Second, our MPLST achieves better performance on multiple challenges, especially deformation, fast motion, and occlusion. The experiments results achieve the fundamental purpose of our tracking frameworks. Complementary approaches are effective to deal with dynamic occlusion and motion at the same time.

Third, some future work needs to be done to further improve our tracking performance. MPLST cannot deal with the extremely small target and similar background. The features of the small target will be lost after convolution and pooling in deep layers.

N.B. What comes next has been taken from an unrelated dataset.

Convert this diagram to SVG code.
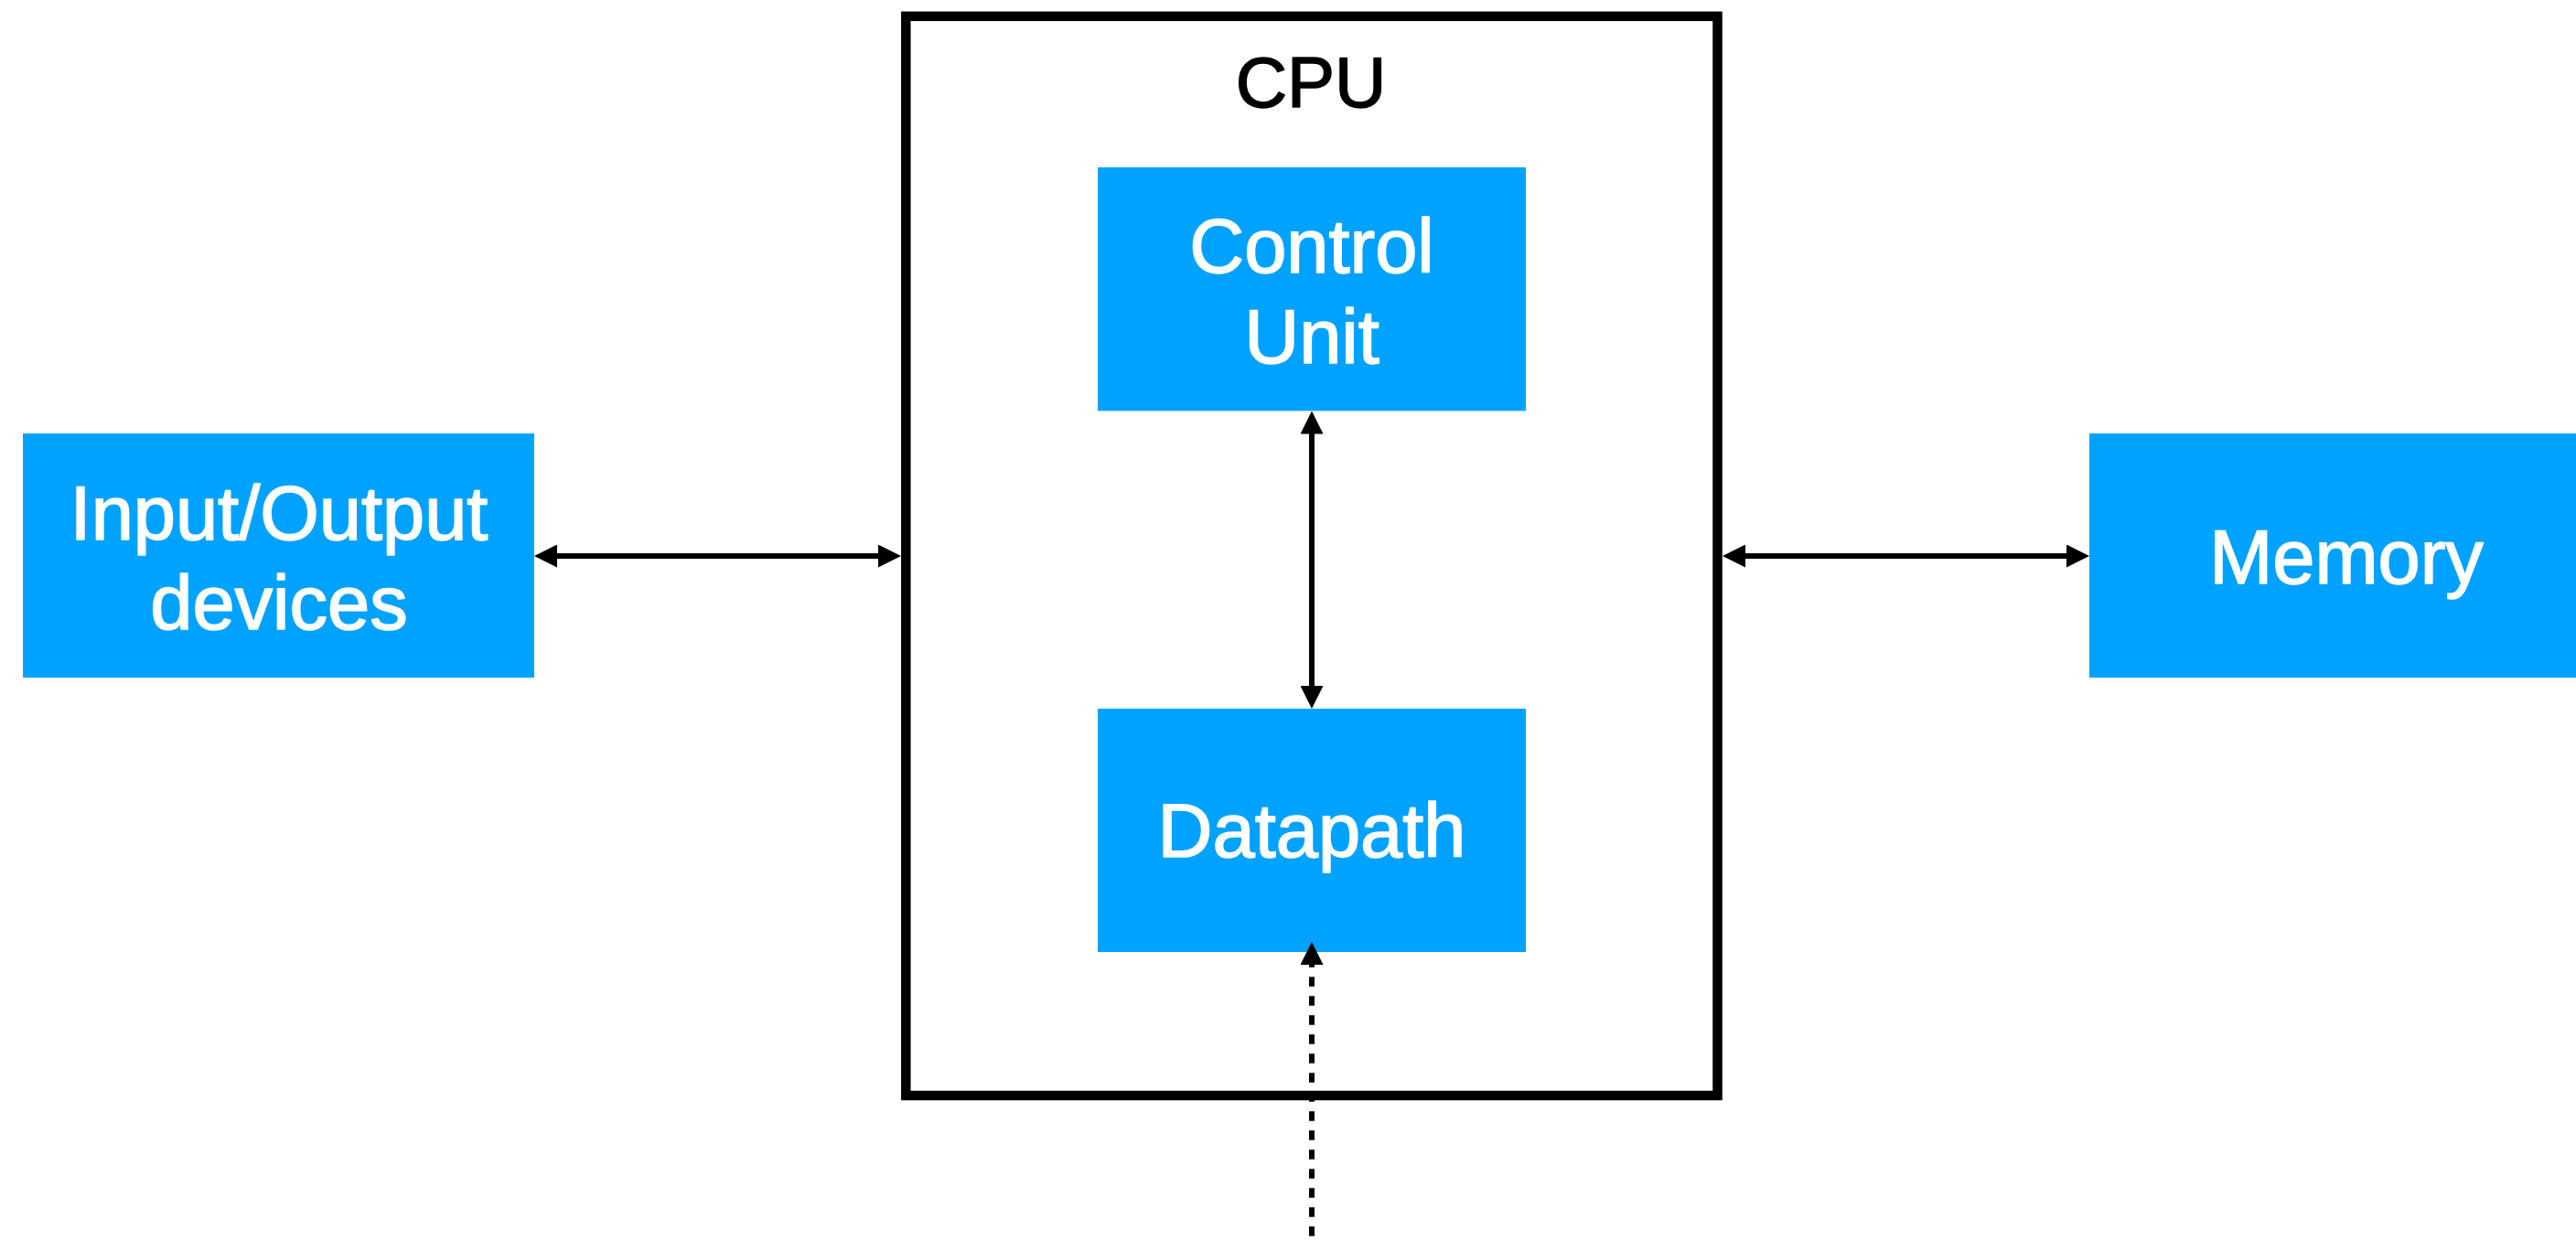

Also, our tracker cannot distinguish the target and similar background because their features are almost the same (Fig. 5).

Fig. 5.
figure 5

Qualitative results of our MPLST comparing with other state-of-the-art trackers.

7 Conclusions

The proposed MPLST tracking framework handles the challenge of dynamic occlusion and motion simultaneously by multi-cue proposals and long short-term features learning. The multi-cue proposal method which combines Gaussian sampling and motion-appearance selective search improves the robustness of proposal under occlusion and the accuracy of proposals under fast motion. The long short-term features learning approach constructs the optimal representation of the target by combining long-term and short-term target features. Our MPLST resists occlusion using the long-term features and keeps up with fast motion of the target using short-term features. Our tracking algorithm improves both tracking accuracy and robustness under challenges including occlusion, motion, deformation, and scale variation and achieves competitive performance against state-of-the-art trackers. In the future work, the feature pyramid networks could be utilized to learn low-level features and handle small targets. The training frequency should be adaptively adjusted to improve real-time performance.